To keep up with the element of uncertainty in the hyper-competitive logistics industry, supply chains need to be adept at optimising their performance in light of the disruption brought about by the digital era. As consumers desire personalised goods and services delivered at a low cost, supply chains are feeling the pressure of increasing demands.
Logistics firms thus need to leverage data analytics and machine learning capabilities for the creation of reliable and dynamic supply chains capable of anticipating and handling uncertainty.
One way supply chain firms can optimise their performance is by reducing the time required to build equipment . 3D printing (otherwise known as additive manufacturing) is slowly changing the face of manufacturing – they are capable of building larger parts in-house at a much higher precision and lower production cost.
Implementing this technology will collapse the supply chain into much simpler parts. On top of reducing the costs incurred in production, distribution and improving assembly cycle time, consumers can also expect much faster deliveries. On the whole, reducing production costs will consequently lower costs absorbed by consumers.
Supply Chain Automation and Robotics (SCAR) revolutionizes the traditional approach in logistics by equipping companies with the abilities to improve process efficiencies and to react dynamically to business fluctuations. Such enhancements can be manifested throughout the entirety of the companies’ workflow - from the inbound processes of unloading and sortation, to the outbound process of routing.
Specifically, autonomous equipment in the form of vehicles, drones and robots are introducing innovation and value-added efficiencies to supply chain operations.
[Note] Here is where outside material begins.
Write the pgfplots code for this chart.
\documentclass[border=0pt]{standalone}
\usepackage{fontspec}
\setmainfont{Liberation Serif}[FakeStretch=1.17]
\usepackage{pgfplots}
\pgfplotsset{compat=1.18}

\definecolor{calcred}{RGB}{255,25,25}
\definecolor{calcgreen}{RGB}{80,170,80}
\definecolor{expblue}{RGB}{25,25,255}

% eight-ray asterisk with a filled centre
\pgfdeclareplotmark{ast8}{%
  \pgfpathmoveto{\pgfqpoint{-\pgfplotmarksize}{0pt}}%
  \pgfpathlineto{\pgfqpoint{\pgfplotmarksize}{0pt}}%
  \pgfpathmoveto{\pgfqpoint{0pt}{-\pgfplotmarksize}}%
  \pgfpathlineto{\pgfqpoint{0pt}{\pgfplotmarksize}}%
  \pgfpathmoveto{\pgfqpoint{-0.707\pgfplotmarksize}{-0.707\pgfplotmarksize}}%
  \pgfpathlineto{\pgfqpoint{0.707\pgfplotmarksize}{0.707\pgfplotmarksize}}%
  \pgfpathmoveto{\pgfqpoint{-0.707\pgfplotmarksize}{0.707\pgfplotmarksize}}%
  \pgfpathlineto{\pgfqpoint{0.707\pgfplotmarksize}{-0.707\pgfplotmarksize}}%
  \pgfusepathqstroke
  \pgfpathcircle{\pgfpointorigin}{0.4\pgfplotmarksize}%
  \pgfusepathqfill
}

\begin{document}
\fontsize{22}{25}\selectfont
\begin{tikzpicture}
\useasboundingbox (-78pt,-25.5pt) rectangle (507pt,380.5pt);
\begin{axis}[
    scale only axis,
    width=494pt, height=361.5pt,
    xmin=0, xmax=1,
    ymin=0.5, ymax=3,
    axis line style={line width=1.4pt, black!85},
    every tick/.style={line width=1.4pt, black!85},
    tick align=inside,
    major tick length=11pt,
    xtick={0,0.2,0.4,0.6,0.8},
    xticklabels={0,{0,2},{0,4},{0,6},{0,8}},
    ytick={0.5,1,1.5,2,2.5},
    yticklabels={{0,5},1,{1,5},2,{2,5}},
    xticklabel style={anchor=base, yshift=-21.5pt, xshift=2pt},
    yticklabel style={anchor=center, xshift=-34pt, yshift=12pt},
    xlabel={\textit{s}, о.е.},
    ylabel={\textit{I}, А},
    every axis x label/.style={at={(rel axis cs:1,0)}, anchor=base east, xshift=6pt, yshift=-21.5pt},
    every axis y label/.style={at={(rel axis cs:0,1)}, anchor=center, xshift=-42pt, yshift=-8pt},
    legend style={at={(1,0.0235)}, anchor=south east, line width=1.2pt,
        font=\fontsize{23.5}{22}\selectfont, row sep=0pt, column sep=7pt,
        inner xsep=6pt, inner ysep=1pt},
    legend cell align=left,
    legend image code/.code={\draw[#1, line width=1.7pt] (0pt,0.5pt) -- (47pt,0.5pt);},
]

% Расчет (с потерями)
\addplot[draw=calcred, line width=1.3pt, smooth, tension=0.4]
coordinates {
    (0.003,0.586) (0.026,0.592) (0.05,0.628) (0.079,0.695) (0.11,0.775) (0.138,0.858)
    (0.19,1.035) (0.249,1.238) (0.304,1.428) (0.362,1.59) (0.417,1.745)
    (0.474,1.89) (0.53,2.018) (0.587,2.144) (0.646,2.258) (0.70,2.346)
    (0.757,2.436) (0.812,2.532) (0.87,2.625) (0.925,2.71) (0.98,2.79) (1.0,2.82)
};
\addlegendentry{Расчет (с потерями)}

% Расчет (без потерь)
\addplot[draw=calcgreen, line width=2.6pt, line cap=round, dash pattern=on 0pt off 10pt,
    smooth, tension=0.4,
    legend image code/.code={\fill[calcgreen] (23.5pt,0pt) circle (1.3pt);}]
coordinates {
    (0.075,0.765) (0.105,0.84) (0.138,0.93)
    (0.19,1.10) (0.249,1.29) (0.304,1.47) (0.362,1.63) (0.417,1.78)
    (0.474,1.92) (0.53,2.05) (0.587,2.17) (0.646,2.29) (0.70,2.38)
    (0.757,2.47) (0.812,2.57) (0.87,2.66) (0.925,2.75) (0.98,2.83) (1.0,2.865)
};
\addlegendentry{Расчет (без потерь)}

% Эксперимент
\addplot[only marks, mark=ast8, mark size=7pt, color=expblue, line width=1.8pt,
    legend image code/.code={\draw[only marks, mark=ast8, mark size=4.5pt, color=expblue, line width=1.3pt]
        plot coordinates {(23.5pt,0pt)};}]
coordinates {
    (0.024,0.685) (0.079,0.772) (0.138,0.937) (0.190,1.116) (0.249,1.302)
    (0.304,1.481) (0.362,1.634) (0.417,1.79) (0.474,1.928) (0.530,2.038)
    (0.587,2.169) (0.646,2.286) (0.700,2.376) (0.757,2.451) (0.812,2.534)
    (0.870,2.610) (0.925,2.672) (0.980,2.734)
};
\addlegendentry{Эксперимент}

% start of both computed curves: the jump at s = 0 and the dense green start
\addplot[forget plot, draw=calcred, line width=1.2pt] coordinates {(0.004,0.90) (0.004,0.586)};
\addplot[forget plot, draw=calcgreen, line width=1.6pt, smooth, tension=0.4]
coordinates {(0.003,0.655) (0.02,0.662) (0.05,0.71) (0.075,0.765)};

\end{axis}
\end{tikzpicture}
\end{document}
According to Deloitte, autonomous robots help supply chain firms to improve labour utilisation, reduce frequency of checks and balances as well as optimise the packing and sorting process. Additionally, autonomous robots can improve worker productivity, effectively lowering an estimated $4.3 billion lost in labour.
Allowing for the continued growth and development of autonomous entities in production work can lead to more strategic and seamless operations in supply chain networks.
Machine learning models are capable of finding anomalies, predicting patterns and analysing big data sets in a very small fraction of time. According to a study done by McKinsey, machine learning models will provide significant insight as they anticipate anomalies in logistics costs and performance before they occur.
Using the algorithms that they are based on can isolate damaged goods and make recommendations throughout the entire network. For instance, IBM’s Watson platform demonstrates machine learning capabilities in using both visual and systems-based data to track, report and make recommendations to products and services in real-time.
By improving demand forecasting accuracy, supply chain firms can streamline their operations and act in accordance to the changes that occur based on prediction – effectively reducing costs incurred in sudden demands and volatile markets.
Here at Roadbull, we are dedicated to improving our processes with the incorporation of technology at every step of the supply chain. Making investments into digitalised services and automation can put supply chains on the fast track towards offering streamlined, efficient and capable services.